- Genre: drama
- Based on: A Descant for Gossips by Thea Astley
- Written by: Ted Roberts Robert Stead
- Directed by: Tim Burstall
- Starring: Kaarin Fairfax Geneviève Picot Peter Carroll
- Country of origin: Australia
- Original language: English
- No. of episodes: 3

Production
- Producer: Erina Rayner
- Running time: 60 minutes

Original release
- Network: ABC
- Release: 25 September 1983

= A Descant for Gossips (miniseries) =

1983 Australian TV mini series

A Descant for Gossips is a 1983 Australian mini series about a school girl who becomes involved with two teachers. The adaptation is based on the novel of the same name by Australian author Thea Astley.

It was repeated in 1984.

==Cast==

- Kaarin Fairfax - Vinny Lalor
- Geneviève Picot - Helen Striebel
- Peter Carroll - Robert Moller
- Louise Kan - Pearl
- Desiree Smith - Betty
- Steve Bastoni - Howard
- Keir Saltmarsh - Tommy
- Simon Chilvers - Mr. Findlay
- Anne Phelan - Mrs. Lalor
- Rona McLeod - Lillian
- Jennifer Jarman-Walker - Jess Talbot
- Rod Densley - Alex Talbot
- Kate Jason - Ruth Lunbeck
- Jeffrey Hodgson - Harold Lunbeck
- Jillian Murray - Marion Welch
- Bill Garner - Sam
- Rod Williams - Mr. Lalor
- Bruce Knappett - Mr. Jordan
- Les James - Mr. Farrelly
- Anne Charleston - Margaret
- Con Mathios - Royce
- Greg Stroud - Mike

==Production==
Film rights to the novel were sold in 1968.

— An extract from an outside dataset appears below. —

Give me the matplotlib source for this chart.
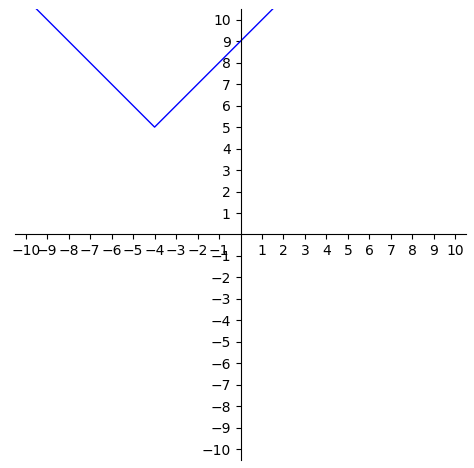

It was the first lead role for Fairfax who had been in I Can Jump Puddles and Starstruck.

==Reception==
The Sydney Sun Herald said the series "will have even the most unblinking insomniac snoring after the first 20 minutes - yet it has some good things going for it."

The Age said "the program's strength lies in the controlled acting of Peter Carroll... and Genevieve Picot, and the inventive, quiet direction of Tim Burstall."